We could categorize meditation in different ways, but today I’ll make the distinction between concentration/focused-attention practices and open-monitoring/choiceless-awareness/vipassana/insight practices.
As the name implies, concentration practices have you place and repeatedly return your wandering attention to an object of meditation. This may involve looking at an object, visualizing an image in your mind, or focusing on a sensation. The Short Sitting Meditation and Long Sitting Meditation (also known as Shamatha, or “calm abiding” Meditation) on this website are concentration practices focused on breathing in the body. While we are placing our attention on an object of attention that is dynamic vs. static, this approach helps us get grounded, focused, and calm.

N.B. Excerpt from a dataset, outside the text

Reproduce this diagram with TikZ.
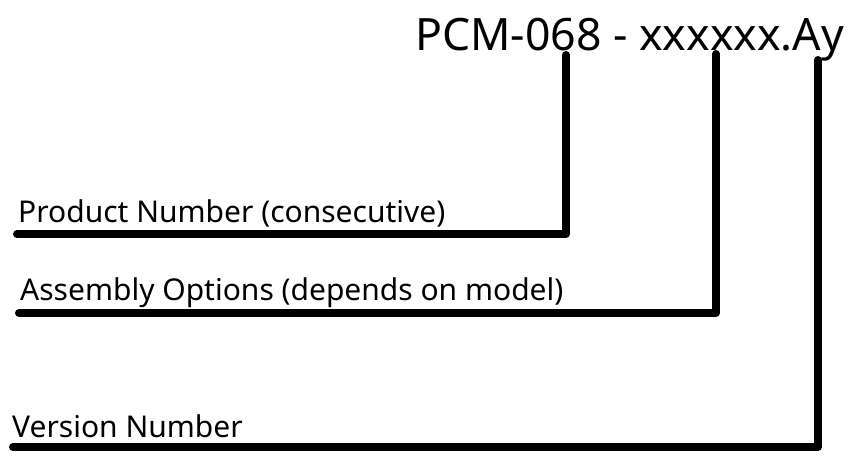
\documentclass[tikz,border=0pt]{standalone}
\usepackage{fontspec}
\setmainfont{Noto Sans}
\begin{document}
\begin{tikzpicture}[x=1pt,y=-1pt,
  lbl/.style={anchor=base west,inner sep=0pt,font=\fontsize{30}{32}\selectfont},
  title/.style={anchor=base west,inner sep=0pt,font=\fontsize{44.6}{48}\selectfont},
  lead/.style={line width=8pt,line cap=round,line join=round}]
\useasboundingbox (0,0) rectangle (860,464);
\node[title] (code) at (415,50) {PCM-068 - xxxxxx.Ay};
\node[lbl] (prod) at (18,222) {Product Number (consecutive)};
\node[lbl] (asm) at (20,300) {Assembly Options (depends on model)};
\node[lbl] (ver) at (12,437) {Version Number};
\coordinate (p0) at (17,234); \coordinate (p1) at (566,234); \coordinate (p2) at (566,55);
\coordinate (a0) at (19,313); \coordinate (a1) at (716,313); \coordinate (a2) at (716,54);
\coordinate (v0) at (13,447); \coordinate (v1) at (818,447); \coordinate (v2) at (818,60);
\draw[lead] (p0) -- (p1) -- (p2);
\draw[lead] (a0) -- (a1) -- (a2);
\draw[lead] (v0) -- (v1) -- (v2);
\end{tikzpicture}
\end{document}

I think it is important to build a foundation in concentration practice, and you can always return to a strict concentration practice for a particular sitting period or a longer stretch of time when you need to get more calm and focused. This approach, however, doesn’t deepen mindfulness, and help you meet and digest more of your world and your experience. Consequently, I encourage people to eventually learn Choiceless-Awareness or Vipassana Meditation. (See the Choiceless-Awareness Warmup and Choiceless-Awareness Meditation here). In this approach, we open up our awareness to allow whatever comes to our attention to be an object of meditation—sensations, emotions, sounds, thoughts. This type of meditation allows for more insight, energy, inquiry, and engagement with the outside world.